DATASET EXTRACT>

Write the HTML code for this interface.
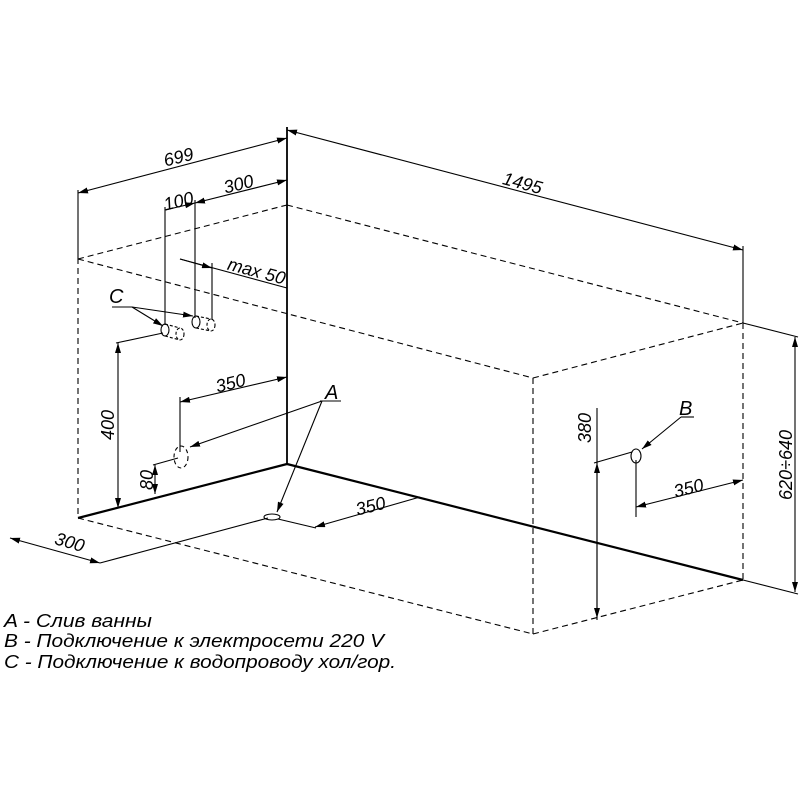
<!DOCTYPE html>
<html><head><meta charset="utf-8"><style>
html,body{margin:0;padding:0;background:#fff;}
svg{display:block;}
text{font-family:"Liberation Sans",sans-serif;font-style:italic;fill:#000;}
</style></head><body>
<svg width="800" height="800" viewBox="0 0 800 800" xmlns="http://www.w3.org/2000/svg">
<defs>
<marker id="a" viewBox="0 0 10 6" refX="10" refY="3" markerWidth="10" markerHeight="6" markerUnits="userSpaceOnUse" orient="auto-start-reverse"><path d="M0,0 L10,3 L0,6 z" fill="#000"/></marker>
</defs>
<g stroke="#000" fill="none" stroke-width="1.1">
<line x1="287" y1="127" x2="287" y2="464" stroke-width="1.8"/>
<line x1="78" y1="518" x2="287" y2="464" stroke-width="2.2"/>
<line x1="287" y1="464" x2="743" y2="580" stroke-width="2.2"/>
<line x1="743" y1="580" x2="798" y2="594"/>
<line x1="743" y1="323" x2="798" y2="337"/>
<line x1="78" y1="190" x2="78" y2="258"/>
<line x1="743" y1="246" x2="743" y2="323"/>
<g stroke-dasharray="6,4">
<line x1="78" y1="258" x2="78" y2="518"/>
<line x1="78" y1="259" x2="287" y2="205"/>
<line x1="287" y1="205" x2="743" y2="323"/>
<line x1="78" y1="259" x2="533" y2="378"/>
<line x1="533" y1="378" x2="743" y2="323"/>
<line x1="533" y1="378" x2="533" y2="634"/>
<line x1="533" y1="634" x2="743" y2="580"/>
<line x1="78" y1="518" x2="533" y2="634"/>
<line x1="743" y1="323" x2="743" y2="580"/>
</g>
<line x1="287" y1="130" x2="743" y2="250" marker-start="url(#a)" marker-end="url(#a)"/>
<line x1="78" y1="193" x2="287" y2="138" marker-start="url(#a)" marker-end="url(#a)"/>
<line x1="195" y1="203" x2="287" y2="180" marker-start="url(#a)" marker-end="url(#a)"/>
<line x1="165" y1="210" x2="195" y2="203" marker-end="url(#a)"/>
<line x1="165" y1="207" x2="165" y2="325"/>
<line x1="195" y1="200" x2="195" y2="318"/>
<line x1="212" y1="263" x2="212" y2="320"/>
<line x1="180" y1="259" x2="287" y2="288"/>
<line x1="180" y1="259" x2="212" y2="268" marker-end="url(#a)"/>
<line x1="112" y1="307" x2="132" y2="307"/>
<line x1="132" y1="307" x2="163" y2="326" marker-end="url(#a)"/>
<line x1="132" y1="307" x2="193" y2="316" marker-end="url(#a)"/>
<ellipse cx="165" cy="330" rx="4" ry="6"/>
<ellipse cx="180" cy="334" rx="4" ry="6" stroke-dasharray="3,2"/>
<line x1="165" y1="324" x2="180" y2="328" stroke-dasharray="3,2"/>
<line x1="165" y1="336" x2="180" y2="340" stroke-dasharray="3,2"/>
<ellipse cx="196" cy="322" rx="4" ry="6"/>
<ellipse cx="211" cy="325" rx="4" ry="6" stroke-dasharray="3,2"/>
<line x1="196" y1="316" x2="211" y2="319" stroke-dasharray="3,2"/>
<line x1="196" y1="328" x2="211" y2="331" stroke-dasharray="3,2"/>
<line x1="116" y1="343" x2="163" y2="333"/>
<line x1="118" y1="343" x2="118" y2="508" marker-start="url(#a)" marker-end="url(#a)"/>
<line x1="180" y1="402" x2="287" y2="377" marker-start="url(#a)" marker-end="url(#a)"/>
<line x1="180" y1="397" x2="180" y2="452"/>
<ellipse cx="181" cy="457" rx="7" ry="11" stroke-dasharray="4,3"/>
<line x1="153" y1="465" x2="178" y2="458"/>
<line x1="155" y1="465" x2="155" y2="494" marker-start="url(#a)" marker-end="url(#a)"/>
<line x1="320" y1="401" x2="341" y2="401"/>
<line x1="322" y1="401" x2="190" y2="447" marker-end="url(#a)"/>
<line x1="322" y1="401" x2="277" y2="512" marker-end="url(#a)"/>
<ellipse cx="272" cy="517" rx="8" ry="3"/>
<line x1="278" y1="519" x2="316" y2="528"/>
<line x1="315" y1="527" x2="420" y2="497" marker-start="url(#a)"/>
<line x1="100" y1="563" x2="268" y2="518"/>
<line x1="10" y1="538" x2="100" y2="563" marker-start="url(#a)" marker-end="url(#a)"/>
<ellipse cx="636" cy="456" rx="5" ry="7"/>
<line x1="681" y1="417" x2="694" y2="417"/>
<line x1="681" y1="417" x2="642" y2="449" marker-end="url(#a)"/>
<line x1="597" y1="408" x2="597" y2="620"/>
<line x1="597" y1="463" x2="597" y2="618" marker-start="url(#a)" marker-end="url(#a)"/>
<line x1="594" y1="463" x2="632" y2="452"/>
<line x1="636" y1="460" x2="636" y2="517"/>
<line x1="636" y1="507" x2="743" y2="480" marker-start="url(#a)" marker-end="url(#a)"/>
<line x1="795" y1="337" x2="795" y2="592" marker-start="url(#a)" marker-end="url(#a)"/>
</g>
<g font-size="18">
<text transform="translate(521,189) rotate(15)" text-anchor="middle">1495</text>
<text transform="translate(180,163) rotate(-14)" text-anchor="middle">699</text>
<text transform="translate(240,190) rotate(-14)" text-anchor="middle">300</text>
<text transform="translate(180,207) rotate(-14)" text-anchor="middle">100</text>
<text transform="translate(255,277) rotate(15)" text-anchor="middle">max  50</text>
<text transform="translate(232,389) rotate(-14)" text-anchor="middle">350</text>
<text transform="translate(372,512) rotate(-14)" text-anchor="middle">350</text>
<text transform="translate(68,548) rotate(16)" text-anchor="middle">300</text>
<text transform="translate(690,494) rotate(-14)" text-anchor="middle">350</text>
<text transform="translate(114,425) rotate(-90)" text-anchor="middle">400</text>
<text transform="translate(153,480) rotate(-90)" text-anchor="middle">80</text>
<text transform="translate(591,428) rotate(-90)" text-anchor="middle">380</text>
<text transform="translate(792,465) rotate(-90)" text-anchor="middle">620÷640</text>
<text x="109" y="303" font-size="20">C</text>
<text x="325" y="399" font-size="20">A</text>
<text x="679" y="415" font-size="20">B</text>
</g>
<g font-size="18">
<text x="4" y="627" textLength="148" lengthAdjust="spacingAndGlyphs">A - Слив ванны</text>
<text x="4" y="647" textLength="380" lengthAdjust="spacingAndGlyphs">B - Подключение к электросети 220 V</text>
<text x="4" y="668" textLength="392" lengthAdjust="spacingAndGlyphs">C - Подключение к водопроводу хол/гор.</text>
</g>
</svg>
</body></html>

GOAL OF THE EXERCISE>
Return the material word for word. Pictures are not part of the copy.

RESPONSE BELOW>
Write the HTML code for this interface.
<!DOCTYPE html>
<html><head><meta charset="utf-8"><style>
html,body{margin:0;padding:0;background:#fff;}
svg{display:block;}
text{font-family:"Liberation Sans",sans-serif;font-style:italic;fill:#000;}
</style></head><body>
<svg width="800" height="800" viewBox="0 0 800 800" xmlns="http://www.w3.org/2000/svg">
<defs>
<marker id="a" viewBox="0 0 10 6" refX="10" refY="3" markerWidth="10" markerHeight="6" markerUnits="userSpaceOnUse" orient="auto-start-reverse"><path d="M0,0 L10,3 L0,6 z" fill="#000"/></marker>
</defs>
<g stroke="#000" fill="none" stroke-width="1.1">
<line x1="287" y1="127" x2="287" y2="464" stroke-width="1.8"/>
<line x1="78" y1="518" x2="287" y2="464" stroke-width="2.2"/>
<line x1="287" y1="464" x2="743" y2="580" stroke-width="2.2"/>
<line x1="743" y1="580" x2="798" y2="594"/>
<line x1="743" y1="323" x2="798" y2="337"/>
<line x1="78" y1="190" x2="78" y2="258"/>
<line x1="743" y1="246" x2="743" y2="323"/>
<g stroke-dasharray="6,4">
<line x1="78" y1="258" x2="78" y2="518"/>
<line x1="78" y1="259" x2="287" y2="205"/>
<line x1="287" y1="205" x2="743" y2="323"/>
<line x1="78" y1="259" x2="533" y2="378"/>
<line x1="533" y1="378" x2="743" y2="323"/>
<line x1="533" y1="378" x2="533" y2="634"/>
<line x1="533" y1="634" x2="743" y2="580"/>
<line x1="78" y1="518" x2="533" y2="634"/>
<line x1="743" y1="323" x2="743" y2="580"/>
</g>
<line x1="287" y1="130" x2="743" y2="250" marker-start="url(#a)" marker-end="url(#a)"/>
<line x1="78" y1="193" x2="287" y2="138" marker-start="url(#a)" marker-end="url(#a)"/>
<line x1="195" y1="203" x2="287" y2="180" marker-start="url(#a)" marker-end="url(#a)"/>
<line x1="165" y1="210" x2="195" y2="203" marker-end="url(#a)"/>
<line x1="165" y1="207" x2="165" y2="325"/>
<line x1="195" y1="200" x2="195" y2="318"/>
<line x1="212" y1="263" x2="212" y2="320"/>
<line x1="180" y1="259" x2="287" y2="288"/>
<line x1="180" y1="259" x2="212" y2="268" marker-end="url(#a)"/>
<line x1="112" y1="307" x2="132" y2="307"/>
<line x1="132" y1="307" x2="163" y2="326" marker-end="url(#a)"/>
<line x1="132" y1="307" x2="193" y2="316" marker-end="url(#a)"/>
<ellipse cx="165" cy="330" rx="4" ry="6"/>
<ellipse cx="180" cy="334" rx="4" ry="6" stroke-dasharray="3,2"/>
<line x1="165" y1="324" x2="180" y2="328" stroke-dasharray="3,2"/>
<line x1="165" y1="336" x2="180" y2="340" stroke-dasharray="3,2"/>
<ellipse cx="196" cy="322" rx="4" ry="6"/>
<ellipse cx="211" cy="325" rx="4" ry="6" stroke-dasharray="3,2"/>
<line x1="196" y1="316" x2="211" y2="319" stroke-dasharray="3,2"/>
<line x1="196" y1="328" x2="211" y2="331" stroke-dasharray="3,2"/>
<line x1="116" y1="343" x2="163" y2="333"/>
<line x1="118" y1="343" x2="118" y2="508" marker-start="url(#a)" marker-end="url(#a)"/>
<line x1="180" y1="402" x2="287" y2="377" marker-start="url(#a)" marker-end="url(#a)"/>
<line x1="180" y1="397" x2="180" y2="452"/>
<ellipse cx="181" cy="457" rx="7" ry="11" stroke-dasharray="4,3"/>
<line x1="153" y1="465" x2="178" y2="458"/>
<line x1="155" y1="465" x2="155" y2="494" marker-start="url(#a)" marker-end="url(#a)"/>
<line x1="320" y1="401" x2="341" y2="401"/>
<line x1="322" y1="401" x2="190" y2="447" marker-end="url(#a)"/>
<line x1="322" y1="401" x2="277" y2="512" marker-end="url(#a)"/>
<ellipse cx="272" cy="517" rx="8" ry="3"/>
<line x1="278" y1="519" x2="316" y2="528"/>
<line x1="315" y1="527" x2="420" y2="497" marker-start="url(#a)"/>
<line x1="100" y1="563" x2="268" y2="518"/>
<line x1="10" y1="538" x2="100" y2="563" marker-start="url(#a)" marker-end="url(#a)"/>
<ellipse cx="636" cy="456" rx="5" ry="7"/>
<line x1="681" y1="417" x2="694" y2="417"/>
<line x1="681" y1="417" x2="642" y2="449" marker-end="url(#a)"/>
<line x1="597" y1="408" x2="597" y2="620"/>
<line x1="597" y1="463" x2="597" y2="618" marker-start="url(#a)" marker-end="url(#a)"/>
<line x1="594" y1="463" x2="632" y2="452"/>
<line x1="636" y1="460" x2="636" y2="517"/>
<line x1="636" y1="507" x2="743" y2="480" marker-start="url(#a)" marker-end="url(#a)"/>
<line x1="795" y1="337" x2="795" y2="592" marker-start="url(#a)" marker-end="url(#a)"/>
</g>
<g font-size="18">
<text transform="translate(521,189) rotate(15)" text-anchor="middle">1495</text>
<text transform="translate(180,163) rotate(-14)" text-anchor="middle">699</text>
<text transform="translate(240,190) rotate(-14)" text-anchor="middle">300</text>
<text transform="translate(180,207) rotate(-14)" text-anchor="middle">100</text>
<text transform="translate(255,277) rotate(15)" text-anchor="middle">max  50</text>
<text transform="translate(232,389) rotate(-14)" text-anchor="middle">350</text>
<text transform="translate(372,512) rotate(-14)" text-anchor="middle">350</text>
<text transform="translate(68,548) rotate(16)" text-anchor="middle">300</text>
<text transform="translate(690,494) rotate(-14)" text-anchor="middle">350</text>
<text transform="translate(114,425) rotate(-90)" text-anchor="middle">400</text>
<text transform="translate(153,480) rotate(-90)" text-anchor="middle">80</text>
<text transform="translate(591,428) rotate(-90)" text-anchor="middle">380</text>
<text transform="translate(792,465) rotate(-90)" text-anchor="middle">620÷640</text>
<text x="109" y="303" font-size="20">C</text>
<text x="325" y="399" font-size="20">A</text>
<text x="679" y="415" font-size="20">B</text>
</g>
<g font-size="18">
<text x="4" y="627" textLength="148" lengthAdjust="spacingAndGlyphs">A - Слив ванны</text>
<text x="4" y="647" textLength="380" lengthAdjust="spacingAndGlyphs">B - Подключение к электросети 220 V</text>
<text x="4" y="668" textLength="392" lengthAdjust="spacingAndGlyphs">C - Подключение к водопроводу хол/гор.</text>
</g>
</svg>
</body></html>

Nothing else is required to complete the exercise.